Review: ‘Cult Killer’

Alice Eve Has to Team Up With A Serial Killer To Right A Wrong

A second chance at life has been granted to Cassie (Alice Eve), a recovering alcoholic. She has spent her whole adult life staring down a bottle while battling the demons of years of sexual abuse, having endured a tremendous deal of trauma as a youngster. She meets Mikhail (Antonio Banderas) one evening, who stands up for her against a group of “alpha males” who want to take advantage of her because she stole their drinks. To help her get clean, he therefore takes her under his wing as a sponsor and trains her in his area of expertise: private investigations. She is perceptive and picks up his techniques fast, but Mikhail is killed while looking into a fresh case.

In the following one-and-a-half hours of Cult Killer, we follow Cassie as she looks into the death of her mentor and the dark path she must follow to discover what he was looking into, why he was killed, and how she can help clear his name from the mess he was looking into. And what he was looking at was DARK, as in, the darkest SVU episode ever! As she tracks out Mikhail’s killer, she must also look into what exactly he was looking into when he was slain, as well as clear his name of any unethical information she comes across.

Following the standard investigative procedures, Cult Killer initially appears to be a mystery. However, once Cassie encounters Jamie (Shelley Hennig), Mikhail’s killer, Cult Killer’s story swiftly turns into a thriller. Rather than murdering one another, they begin to form a shaky alliance to carry out the inquiry into “why” Jamie is picking on the wealthy in their neighborhood. Their relationship is fascinating since it begins with Cassie seeking revenge on Jamie, but it turns to a partnership/sisterhood as Cassie realizes Jamie is just as damaged by sexual abuse as she is. Though there are brief flashbacks that allude to Cassie’s abuse, Cult Killer does not depict the heinous actions, and fortunately, we are spared the details of what these wealthy douchebags got up to after we discover what they were up to. If they had, the film would have been difficult to watch.

As stated, Mikhail dies relatively early in Cult Killer, you don’t put someone with great range like Antonio Banderas in a movie for a fifteen-minute cameo. As we see Cassie in her final form when it comes to investigating and fighting, flashbacks sprinkled throughout the film give Banderas some time to shine as a gentle father figure. One interesting aspect of the flashbacks is that each flashback informs the scene that is happening in real-time, whether it’s Mikhail teaching Cassie to knife fight, or how to case a room for clues.
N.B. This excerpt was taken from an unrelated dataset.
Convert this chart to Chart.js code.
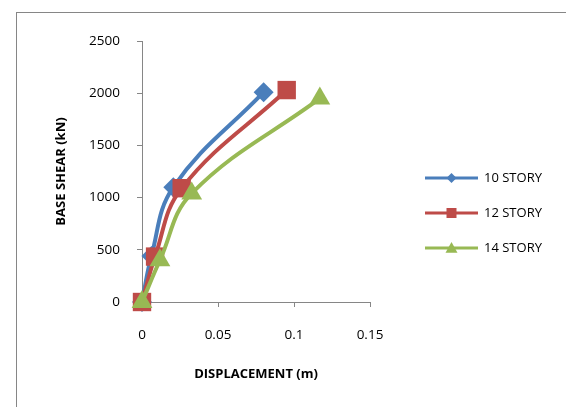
<!DOCTYPE html>
<html>
<head>
<meta charset="utf-8">
<script src="https://cdn.jsdelivr.net/npm/chart.js@4.4.0/dist/chart.umd.min.js"></script>
<style>
  html, body { margin: 0; padding: 0; background: #fff; }
  #wrap { position: relative; width: 566px; height: 407px; overflow: hidden; }
  #frame { position: absolute; left: 16px; top: 12px; width: 620px; height: 420px;
           border: 1px solid #868686; box-sizing: border-box; }
  canvas { position: absolute; left: 0; top: 0; }
</style>
</head>
<body>
<div id="wrap">
  <div id="frame"></div>
  <canvas id="chart" width="566" height="407"></canvas>
</div>
<script>
// values
const seriesNames = ["10 STORY", "12 STORY", "14 STORY"];
const disp10 = [0, 0.0062, 0.0206, 0.080];
const shear10 = [0, 440, 1100, 2010];
const disp12 = [0, 0.0086, 0.0261, 0.0952];
const shear12 = [0, 435, 1090, 2030];
const disp14 = [0, 0.0118, 0.0327, 0.117];
const shear14 = [0, 400, 1040, 1950];
const xTicks = [0, 0.05, 0.1, 0.15];
const yTicks = [0, 500, 1000, 1500, 2000, 2500];

const colors = ["#4A7EBB", "#BE4B48", "#98B954"];
const FONT = "'Open Sans', 'Liberation Sans', sans-serif";

function pts(xs, ys) {
  return xs.map((x, i) => ({ x: x, y: ys[i] }));
}

// excel style legend: short line with the marker on it
const lineLegend = {
  id: "lineLegend",
  afterDraw(chart) {
    const ctx = chart.ctx;
    const sizes = [5, 5, 6];
    chart.data.datasets.forEach((ds, i) => {
      const y = 178 + i * 35;
      const mx = 451.5;
      ctx.save();
      ctx.strokeStyle = ds.borderColor;
      ctx.lineWidth = 3;
      ctx.beginPath();
      ctx.moveTo(425, y);
      ctx.lineTo(478, y);
      ctx.stroke();
      ctx.fillStyle = ds.backgroundColor;
      const r = sizes[i];
      ctx.beginPath();
      if (ds.pointStyle === "rectRot") {
        ctx.moveTo(mx, y - r); ctx.lineTo(mx + r, y); ctx.lineTo(mx, y + r); ctx.lineTo(mx - r, y);
      } else if (ds.pointStyle === "rect") {
        ctx.rect(mx - r, y - r, 2 * r, 2 * r);
      } else {
        ctx.moveTo(mx, y - r); ctx.lineTo(mx + r, y + r * 0.8); ctx.lineTo(mx - r, y + r * 0.8);
      }
      ctx.closePath();
      ctx.fill();
      ctx.fillStyle = "#000";
      ctx.font = "13px " + FONT;
      ctx.textBaseline = "middle";
      ctx.textAlign = "left";
      ctx.fillText(ds.label, 484, y);
      ctx.restore();
    });
  }
};

function ds(i, xs, ys, style, radius, order) {
  return {
    label: seriesNames[i],
    data: pts(xs, ys),
    showLine: true,
    borderColor: colors[i],
    backgroundColor: colors[i],
    borderWidth: 4,
    tension: 0.4,
    pointStyle: style,
    pointRadius: radius,
    pointBorderWidth: 0,
    clip: false,
    order: order
  };
}

new Chart(document.getElementById("chart"), {
  type: "scatter",
  data: {
    datasets: [
      ds(0, disp10, shear10, "rectRot", 10, 3),
      ds(1, disp12, shear12, "rect", 13, 2),
      ds(2, disp14, shear14, "triangle", 12, 1)
    ]
  },
  plugins: [lineLegend],
  options: {
    responsive: false,
    animation: false,
    layout: { padding: { left: 49, top: 41, right: 196, bottom: 21 } },
    plugins: { legend: { display: false }, tooltip: { enabled: false } },
    scales: {
      x: {
        type: "linear",
        min: 0,
        max: 0.15,
        afterBuildTicks: (s) => { s.ticks = xTicks.map((v) => ({ value: v })); },
        afterFit: (s) => { s.height = 84; },
        border: { color: "#868686", width: 1 },
        grid: { drawOnChartArea: false, drawTicks: true, tickLength: 5, color: "#868686" },
        ticks: {
          padding: 20,
          color: "#000",
          font: { family: FONT, size: 13.5 },
          callback: (v) => String(+v.toFixed(2))
        },
        title: {
          display: true,
          text: "DISPLACEMENT (m)",
          color: "#000",
          font: { family: FONT, size: 13, weight: "bold" }
        }
      },
      y: {
        type: "linear",
        min: 0,
        max: 2500,
        afterBuildTicks: (s) => { s.ticks = yTicks.map((v) => ({ value: v })); },
        afterFit: (s) => { s.width = 93; },
        border: { color: "#868686", width: 1 },
        grid: { drawOnChartArea: false, drawTicks: true, tickLength: 5, color: "#868686" },
        ticks: {
          padding: 17,
          color: "#000",
          font: { family: FONT, size: 13.5 },
          callback: (v) => String(v)
        },
        title: {
          display: true,
          text: "BASE SHEAR (kN)",
          color: "#000",
          font: { family: FONT, size: 13, weight: "bold" }
        }
      }
    }
  }
});
</script>
</body>
</html>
As Cult Killer rushes to the finish line in the third act, we are treated to more exposition dumps than a different storytelling device. The golden rule is always “show, don’t tell,” and telling towards the climax of the film took some of the steam out of it. Of course, the end is mostly satisfying (it does get a little melodramatic in the last five minutes), but the film starts to dip into the formulaic in the last few minutes for the dramatic finale, even bordering on the incredulous. Also, the film is mistitled. The bad guys really aren’t a “cult,” more just a group of sadistic sociopaths.

That said, Cult Killer is a fun time. Having some restraint in not displaying the film’s disturbing sexual content is a good choice as well as it spares us of some craziness. It has a good amount of grit, and Banderas is great as always. The film lives and dies with the performances of Shelley Hennig and Alice Eve and their dynamic. Going from a cat-and-mouse chase dynamic to a sisterhood of trauma works for the most part as both actresses deliver fine performances. Overall, Cult Killer is a fun time as it tries to tackle a serious issue as well as deliver a few good action scenes.

Cult Killer is currently available in theaters.